Changes on the Horizon for Students Studying on F, J and M Non-Immigrant Visas
There has been an important change in USCIS (US Citizenship and Immigration Services) policy that can create significant problems for students studying on F, J and M non-immigrant visas.
Commencing August 9, 2018, those students who fail to maintain their student status will begin to accrue unlawful presence if they: (1) no longer pursue a course of study; or (2) engage in unauthorized activity. For example, an F1 student who does not pursue a full course of study or is engaged in unauthorized work will accrue unlawful presence upon the violation of his/her status. After August 9, 2018, that student will start to accrue unlawful presence.

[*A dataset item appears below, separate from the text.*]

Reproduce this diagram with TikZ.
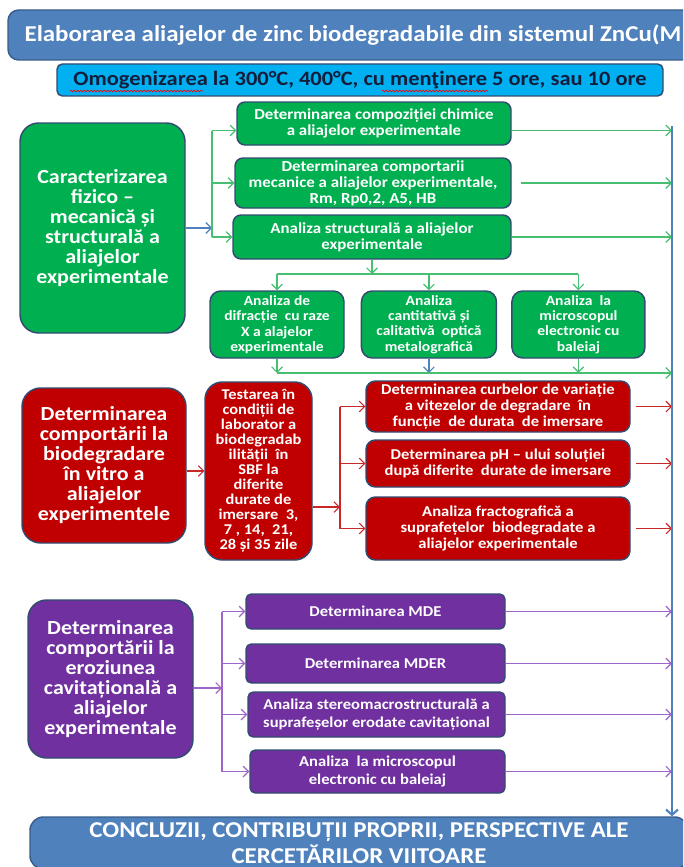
\documentclass[tikz,border=0pt]{standalone}
\usepackage{fontspec}
\setmainfont{Carlito}[FakeStretch=1.1]
\usetikzlibrary{arrows.meta, positioning, calc, decorations.pathmorphing}
\definecolor{hdrblue}{RGB}{79,129,189}
\definecolor{edgeblue}{RGB}{56,93,138}
\definecolor{mycyan}{RGB}{0,176,240}
\definecolor{mygreen}{RGB}{0,176,80}
\definecolor{mylgreen}{RGB}{70,192,112}
\definecolor{myred}{RGB}{192,0,0}
\definecolor{mylred}{RGB}{200,40,40}
\definecolor{mypurple}{RGB}{112,48,160}
\definecolor{mylpurple}{RGB}{160,100,205}
\definecolor{mydark}{RGB}{20,30,60}
\definecolor{myedge}{RGB}{50,75,112}
\tikzset{
  wh/.style 2 args={minimum width=#1*0.75pt, minimum height=#2*0.75pt},
  box/.style={rectangle, draw=myedge, line width=1.1pt, inner sep=0pt,
    align=center, text=white},
  headbox/.style={box, fill=hdrblue, draw=edgeblue, rounded corners=8pt,
    font=\fontsize{17}{19.5}\selectfont\bfseries},
  omogbox/.style={box, fill=mycyan, rounded corners=4pt, text=mydark,
    font=\fontsize{15.3}{17}\selectfont\bfseries},
  mainbox/.style={box, rounded corners=14pt,
    font=\fontsize{15}{15}\selectfont\bfseries},
  gbox/.style={box, fill=mygreen, rounded corners=6pt,
    font=\fontsize{11.5}{12}\selectfont\bfseries},
  sbox/.style={gbox, rounded corners=8pt,
    font=\fontsize{10.6}{11.5}\selectfont\bfseries},
  rbox/.style={box, fill=myred, rounded corners=7pt,
    font=\fontsize{11.3}{12}\selectfont\bfseries},
  pbox/.style={box, fill=mypurple, rounded corners=4pt,
    font=\fontsize{11.3}{14}\selectfont\bfseries},
  spell/.style={red, line width=0.5pt, decorate,
    decoration={snake, amplitude=0.6pt, segment length=2.5pt}},
  gline/.style={color=mylgreen, line width=0.9pt},
  rline/.style={color=mylred, line width=0.8pt},
  pline/.style={color=mylpurple, line width=0.9pt},
  garrow/.style={gline, -{Straight Barb[length=4pt, width=8pt]}},
  rarrow/.style={rline, -{Straight Barb[length=4pt, width=8pt]}},
  parrow/.style={pline, -{Straight Barb[length=4pt, width=8pt]}},
  barrow/.style={color=hdrblue, line width=0.9pt, -{Straight Barb[length=4pt, width=8pt]}},
  railarrow/.style={color=hdrblue, line width=1.6pt, -{Straight Barb[length=4pt, width=9pt]}}
}
\begin{document}
\begin{tikzpicture}[x=0.75pt, y=-0.75pt]
  \useasboundingbox (0,0) rectangle (683,867);
  \clip (0,0) rectangle (683,867);

  % head
  \node[headbox, wh={690}{50}] (title) at (353,35) {Elaborarea aliajelor de zinc biodegradabile din sistemul ZnCu(M};
  \node[omogbox, wh={606}{32}] (omog) at (360,80) {Omogenizarea la 300°C, 400°C, cu menţinere 5 ore, sau 10 ore};
  \draw[spell] (70,91) -- (203,91);
  \draw[spell] (382,91) -- (488,91);

  % physico-mechanical characterisation
  \node[mainbox, fill=mygreen, wh={165}{210}] (fizmec) at (102.5,228) {Caracterizarea\\fizico –\\mecanică  și\\structurală a\\aliajelor\\experimentale};
  \node[gbox, wh={274}{43}] (compoz) at (374,123.5) {Determinarea compoziției chimice\\a aliajelor experimentale};
  \node[gbox, wh={276}{50}] (mecan) at (373,183) {Determinarea comportarii\\mecanice a aliajelor experimentale,\\Rm, Rp0,2, A5, HB};
  \node[gbox, wh={278}{44}] (struct) at (372,237) {Analiza structurală a aliajelor\\experimentale};
  \node[sbox, wh={134}{67}] (difr) at (277,324.5) {Analiza de\\difracție\ \ cu raze\\X a alajelor\\experimentale};
  \node[sbox, wh={135}{67}, right=16*0.75pt of difr] (metal) {Analiza\\cantitativă și\\calitativă\ \ optică\\metalografică};
  \node[sbox, wh={133}{67}, right=14*0.75pt of metal] (sem) {Analiza\ \ la\\microscopul\\electronic cu\\baleiaj};

  % in vitro biodegradation
  \node[mainbox, fill=myred, wh={164}{155}] (biodeg) at (104,465.5) {Determinarea\\comportării la\\biodegradare\\în vitro a\\aliajelor\\experimentele};
  \node[rbox, wh={107}{178}, rounded corners=13pt, font=\fontsize{11.2}{11.25}\selectfont\bfseries] (testare) at (258.5,471)
    {Testarea în\\condiții de\\laborator a\\biodegradab\\ilității\ \ în\\SBF la\\diferite\\durate de\\imersare\ \ 3,\\7 , 14,\ \ 21,\\28 și 35 zile};
  \node[rbox, wh={264}{51}] (viteza) at (498,406.5) {Determinarea curbelor de variație\\a vitezelor de degradare\ \ în\\funcție\ \ de durata\ \ de imersare};
  \node[rbox, wh={264}{47}] (ph) at (498,463.5) {Determinarea pH – ului soluției\\după diferite\ \ durate de imersare};
  \node[rbox, wh={264}{63}] (fracto) at (498,528.5) {Analiza fractografică a\\suprafețelor\ \ biodegradate a\\aliajelor experimentale};

  % cavitation erosion
  \node[mainbox, fill=mypurple, wh={165}{158}] (cavit) at (110.5,679) {Determinarea\\comportării la\\eroziunea\\cavitațională a\\aliajelor\\experimentale};
  \node[pbox, wh={259}{35}] (mde) at (375.5,611.5) {Determinarea MDE};
  \node[pbox, wh={259}{39}] (mder) at (375.5,663.5) {Determinarea MDER};
  \node[pbox, wh={257}{45}] (stereo) at (376.5,714.5) {Analiza stereomacrostructurală a\\suprafeșelor erodate cavitațional};
  \node[pbox, wh={255}{43}] (semcav) at (377.5,771.5) {Analiza\ \ la microscopul\\electronic cu baleiaj};

  \node[headbox, wh={658}{52}, rounded corners=10pt, font=\fontsize{17}{19.5}\selectfont\bfseries] (concl) at (359,843)
    {CONCLUZII, CONTRIBUȚII PROPRII, PERSPECTIVE ALE\\CERCETĂRILOR VIITOARE};

  % bus points
  \coordinate (gbus) at (212,228);
  \coordinate (sbus) at (376,274);
  \coordinate (ebus) at (273,373);
  \coordinate (rbus) at (340,507);
  \coordinate (pbus) at (222,688);
  \coordinate (rail) at (672,126);
  \coordinate (compozin) at ($(compoz.west)+(0,7)$);
  \coordinate (compozout) at ($(compoz.east)+(0,7)$);

  % green branch
  \draw[barrow] (fizmec.east |- gbus) -- (gbus);
  \draw[gline] (gbus |- compozin) -- (gbus |- struct.west);
  \draw[garrow] (gbus |- compozin) -- (compozin);
  \foreach \n in {mecan, struct}
    \draw[garrow] (gbus |- \n.west) -- (\n.west);
  \draw[garrow] (compozout) -- (compozout -| rail);
  \draw[garrow] ([xshift=7pt]mecan.east) -- (mecan.east -| rail);
  \draw[garrow] (struct.east) -- (struct.east -| rail);
  \draw[garrow] (struct.south) -- (struct.south |- sbus);
  \draw[gline] (difr.north |- sbus) -- (sem.north |- sbus);
  \foreach \n in {difr, metal, sem}
    \draw[garrow] (\n.north |- sbus) -- (\n.north);
  \foreach \n in {difr, sem}
    \draw[garrow] (\n.south) -- (\n.south |- ebus);
  \draw[barrow] (metal.south) -- (metal.south |- ebus);
  \draw[garrow] (difr.south |- ebus) -- (ebus -| rail);

  % red branch
  \draw[rarrow] (biodeg.east |- testare.west) -- (testare.west);
  \draw[rarrow] (testare.east |- rbus) -- (rbus);
  \draw[rline] (rbus |- viteza.west) -- (rbus |- fracto.west);
  \foreach \n in {viteza, ph, fracto} {
    \draw[rarrow] (rbus |- \n.west) -- (\n.west);
    \draw[rarrow] ([xshift=4pt]\n.east) -- (\n.east -| rail);
  }

  % purple branch
  \draw[parrow] (cavit.east |- pbus) -- (pbus);
  \draw[pline] (pbus |- mde.west) -- (pbus |- semcav.west);
  \foreach \n in {mde, mder, stereo, semcav} {
    \draw[parrow] (pbus |- \n.west) -- (\n.west);
    \draw[parrow] (\n.east) -- (\n.east -| rail);
  }

  % rail to conclusions
  \draw[railarrow] (rail) -- (rail |- concl.north);
\end{tikzpicture}
\end{document}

Accruing unlawful presence status can have dire consequences.
- If an individual accrues more than six months of unlawful presence status, it will trigger a three-year bar to re-entry or adjustment of status;
- If an individual accrues more than one year of unlawful presence status, it will trigger a 10-year bar to re-entry or adjustment of status.
This is a major policy shift, and one that aligns with President Trump's Executive Order titled "Enhancing Public Safety in the Interior of the United States" to enforce the immigration laws of the country.
Previously, these students could file with USCIS to reinstate their student status or change their status to another visa category at any time while still in the United States. These students could also leave the United States and pick up a new nonimmigrant visa abroad without triggering a bar to re-enter. Not anymore.
Now, it is critical for students who have violated their status to work quickly with their DSO (Designated School Official) or attorney to be reinstated within six months so they do not trigger any bars to re-entry.